[Task to complete]
Transcribe every line exactly and omit anything that is a picture.

[Recorded data]
** start **

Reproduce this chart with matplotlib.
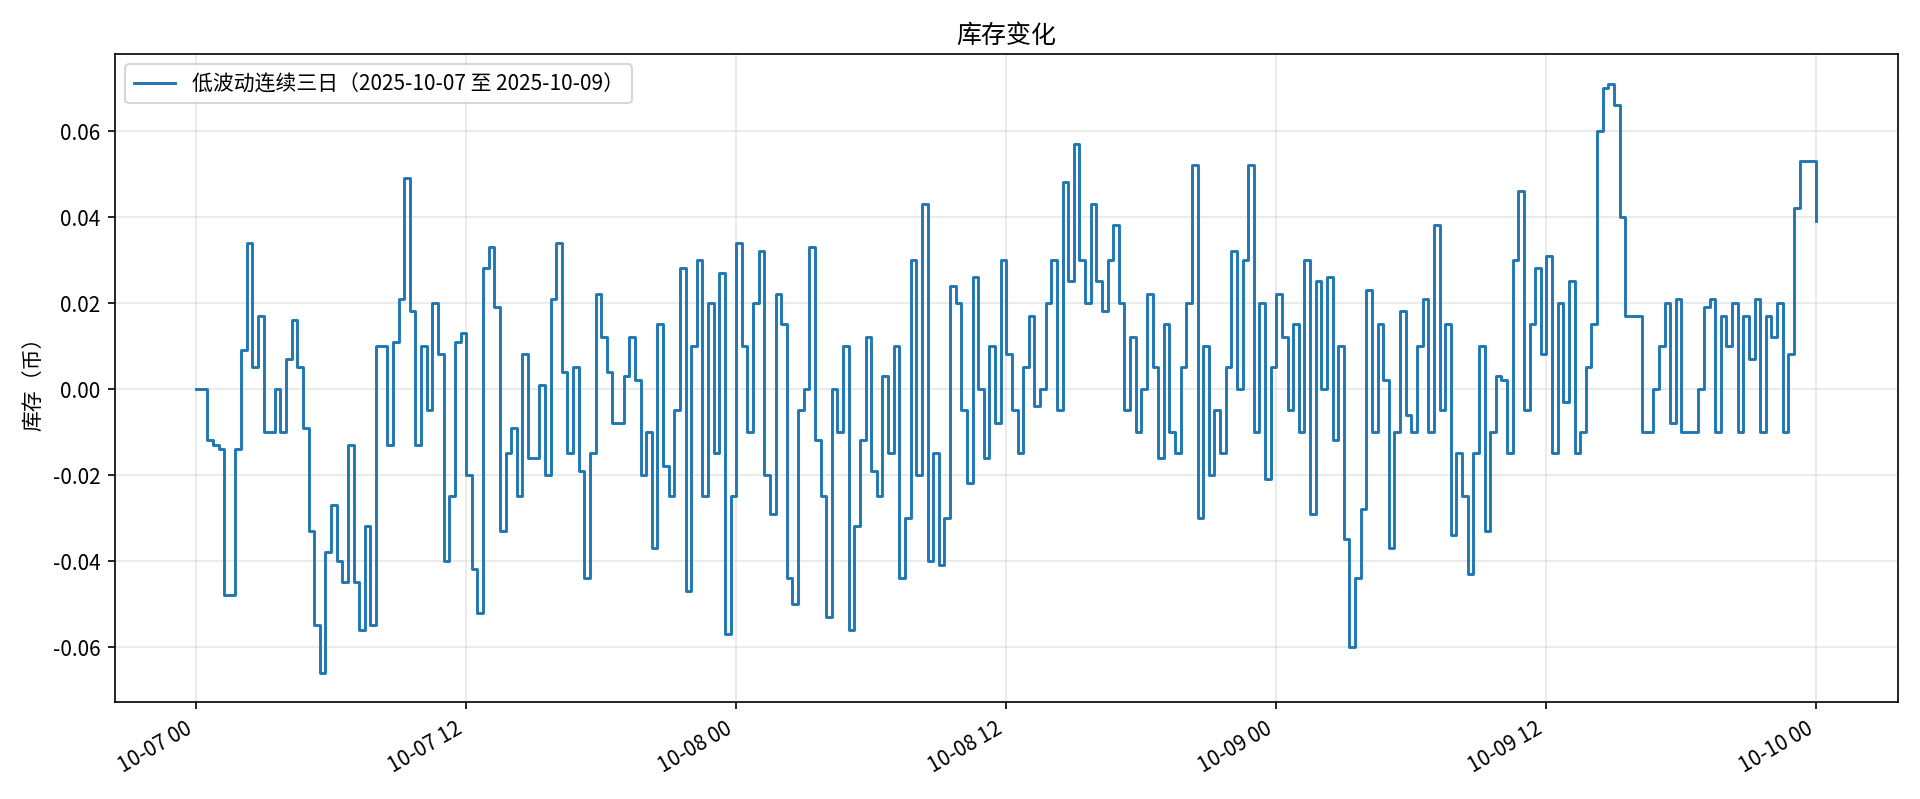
import numpy as np
import pandas as pd
import matplotlib
matplotlib.use("Agg")
import matplotlib.pyplot as plt
import matplotlib.dates as mdates

plt.rcParams['font.family'] = ['Noto Sans CJK SC', 'DejaVu Sans']
plt.rcParams['axes.unicode_minus'] = False

start = "2025-10-07 00:00"
freq_minutes = 15
inventory = [
 0,0,-0.012,-0.013, -0.014,-0.048,-0.048,-0.014, 0.009,0.034,0.005,0.017, -0.010,-0.010,0.000,-0.010,
 0.007,0.016,0.005,-0.009, -0.033,-0.055,-0.066,-0.038, -0.027,-0.040,-0.045,-0.013, -0.045,-0.056,-0.032,-0.055,
 0.010,0.010,-0.013,0.011, 0.021,0.049,0.018,-0.013, 0.010,-0.005,0.020,0.008, -0.040,-0.025,0.011,0.013,
 -0.020,-0.042,-0.052,0.028, 0.033,0.019,-0.033,-0.015, -0.009,-0.025,0.008,-0.016, -0.016,0.001,-0.020,0.021,
 0.034,0.004,-0.015,0.005, -0.019,-0.044,-0.015,0.022, 0.012,0.004,-0.008,-0.008, 0.003,0.012,0.002,-0.020,
 -0.010,-0.037,0.015,-0.018, -0.025,-0.005,0.028,-0.047, 0.010,0.030,-0.025,0.020, -0.015,0.027,-0.057,-0.025,
 0.034,0.010,-0.010,0.020, 0.032,-0.020,-0.029,0.022, 0.015,-0.044,-0.050,-0.005, 0.000,0.033,-0.012,-0.025,
 -0.053,0.000,-0.010,0.010, -0.056,-0.032,-0.012,0.012, -0.019,-0.025,0.003,-0.015, 0.010,-0.044,-0.030,0.030,
 -0.020,0.043,-0.040,-0.015, -0.041,-0.030,0.024,0.020, -0.005,-0.022,0.026,0.000, -0.016,0.010,-0.008,0.030,
 0.008,-0.005,-0.015,0.005, 0.017,-0.004,0.000,0.020, 0.030,-0.005,0.048,0.025, 0.057,0.030,0.020,0.043,
 0.025,0.018,0.030,0.038, 0.020,-0.005,0.012,-0.010, 0.000,0.022,0.005,-0.016, 0.015,-0.010,-0.015,0.005,
 0.020,0.052,-0.030,0.010, -0.020,-0.005,-0.015,0.005, 0.032,0.000,0.030,0.052, -0.010,0.020,-0.021,0.005,
 0.022,0.012,-0.005,0.015, -0.010,0.030,-0.029,0.025, 0.000,0.026,-0.012,0.010, -0.035,-0.060,-0.044,-0.028,
 0.023,-0.010,0.015,0.002, -0.037,-0.010,0.018,-0.006, -0.010,0.010,0.021,-0.010, 0.038,-0.005,0.015,-0.034,
 -0.015,-0.025,-0.043,-0.015, 0.010,-0.033,-0.010,0.003, 0.002,-0.015,0.030,0.046, -0.005,0.015,0.028,0.008,
 0.031,-0.015,0.020,-0.003, 0.025,-0.015,-0.010,0.005, 0.015,0.060,0.070,0.071, 0.066,0.040,0.017,0.017,
 0.017,-0.010,-0.010,0.000, 0.010,0.020,-0.008,0.021, -0.010,-0.010,-0.010,0.000, 0.019,0.021,-0.010,0.017,
 0.010,0.020,-0.010,0.017, 0.007,0.021,-0.010,0.017, 0.012,0.020,-0.010,0.008, 0.042,0.053,0.053,0.053,
 0.039,
]
times = pd.date_range(start, periods=len(inventory), freq=f"{freq_minutes}min")

fig, ax = plt.subplots(figsize=(12.8, 5.333), dpi=150)
ax.plot(times, inventory, drawstyle='steps-post', color='#1f77b4', lw=1.4,
        label='低波动连续三日（2025-10-07 至 2025-10-09）')
ax.set_title('库存变化')
ax.set_ylabel('库存（币）')
ax.grid(True, alpha=0.3)
ax.legend(loc='upper left')
ax.xaxis.set_major_locator(mdates.HourLocator(byhour=[0, 12]))
ax.xaxis.set_major_formatter(mdates.DateFormatter('%m-%d %H'))
fig.autofmt_xdate()
fig.tight_layout()
fig.savefig('out.png')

** end **

[The output]
Reproduce this chart with matplotlib.
import numpy as np
import pandas as pd
import matplotlib
matplotlib.use("Agg")
import matplotlib.pyplot as plt
import matplotlib.dates as mdates

plt.rcParams['font.family'] = ['Noto Sans CJK SC', 'DejaVu Sans']
plt.rcParams['axes.unicode_minus'] = False

start = "2025-10-07 00:00"
freq_minutes = 15
inventory = [
 0,0,-0.012,-0.013, -0.014,-0.048,-0.048,-0.014, 0.009,0.034,0.005,0.017, -0.010,-0.010,0.000,-0.010,
 0.007,0.016,0.005,-0.009, -0.033,-0.055,-0.066,-0.038, -0.027,-0.040,-0.045,-0.013, -0.045,-0.056,-0.032,-0.055,
 0.010,0.010,-0.013,0.011, 0.021,0.049,0.018,-0.013, 0.010,-0.005,0.020,0.008, -0.040,-0.025,0.011,0.013,
 -0.020,-0.042,-0.052,0.028, 0.033,0.019,-0.033,-0.015, -0.009,-0.025,0.008,-0.016, -0.016,0.001,-0.020,0.021,
 0.034,0.004,-0.015,0.005, -0.019,-0.044,-0.015,0.022, 0.012,0.004,-0.008,-0.008, 0.003,0.012,0.002,-0.020,
 -0.010,-0.037,0.015,-0.018, -0.025,-0.005,0.028,-0.047, 0.010,0.030,-0.025,0.020, -0.015,0.027,-0.057,-0.025,
 0.034,0.010,-0.010,0.020, 0.032,-0.020,-0.029,0.022, 0.015,-0.044,-0.050,-0.005, 0.000,0.033,-0.012,-0.025,
 -0.053,0.000,-0.010,0.010, -0.056,-0.032,-0.012,0.012, -0.019,-0.025,0.003,-0.015, 0.010,-0.044,-0.030,0.030,
 -0.020,0.043,-0.040,-0.015, -0.041,-0.030,0.024,0.020, -0.005,-0.022,0.026,0.000, -0.016,0.010,-0.008,0.030,
 0.008,-0.005,-0.015,0.005, 0.017,-0.004,0.000,0.020, 0.030,-0.005,0.048,0.025, 0.057,0.030,0.020,0.043,
 0.025,0.018,0.030,0.038, 0.020,-0.005,0.012,-0.010, 0.000,0.022,0.005,-0.016, 0.015,-0.010,-0.015,0.005,
 0.020,0.052,-0.030,0.010, -0.020,-0.005,-0.015,0.005, 0.032,0.000,0.030,0.052, -0.010,0.020,-0.021,0.005,
 0.022,0.012,-0.005,0.015, -0.010,0.030,-0.029,0.025, 0.000,0.026,-0.012,0.010, -0.035,-0.060,-0.044,-0.028,
 0.023,-0.010,0.015,0.002, -0.037,-0.010,0.018,-0.006, -0.010,0.010,0.021,-0.010, 0.038,-0.005,0.015,-0.034,
 -0.015,-0.025,-0.043,-0.015, 0.010,-0.033,-0.010,0.003, 0.002,-0.015,0.030,0.046, -0.005,0.015,0.028,0.008,
 0.031,-0.015,0.020,-0.003, 0.025,-0.015,-0.010,0.005, 0.015,0.060,0.070,0.071, 0.066,0.040,0.017,0.017,
 0.017,-0.010,-0.010,0.000, 0.010,0.020,-0.008,0.021, -0.010,-0.010,-0.010,0.000, 0.019,0.021,-0.010,0.017,
 0.010,0.020,-0.010,0.017, 0.007,0.021,-0.010,0.017, 0.012,0.020,-0.010,0.008, 0.042,0.053,0.053,0.053,
 0.039,
]
times = pd.date_range(start, periods=len(inventory), freq=f"{freq_minutes}min")

fig, ax = plt.subplots(figsize=(12.8, 5.333), dpi=150)
ax.plot(times, inventory, drawstyle='steps-post', color='#1f77b4', lw=1.4,
        label='低波动连续三日（2025-10-07 至 2025-10-09）')
ax.set_title('库存变化')
ax.set_ylabel('库存（币）')
ax.grid(True, alpha=0.3)
ax.legend(loc='upper left')
ax.xaxis.set_major_locator(mdates.HourLocator(byhour=[0, 12]))
ax.xaxis.set_major_formatter(mdates.DateFormatter('%m-%d %H'))
fig.autofmt_xdate()
fig.tight_layout()
fig.savefig('out.png')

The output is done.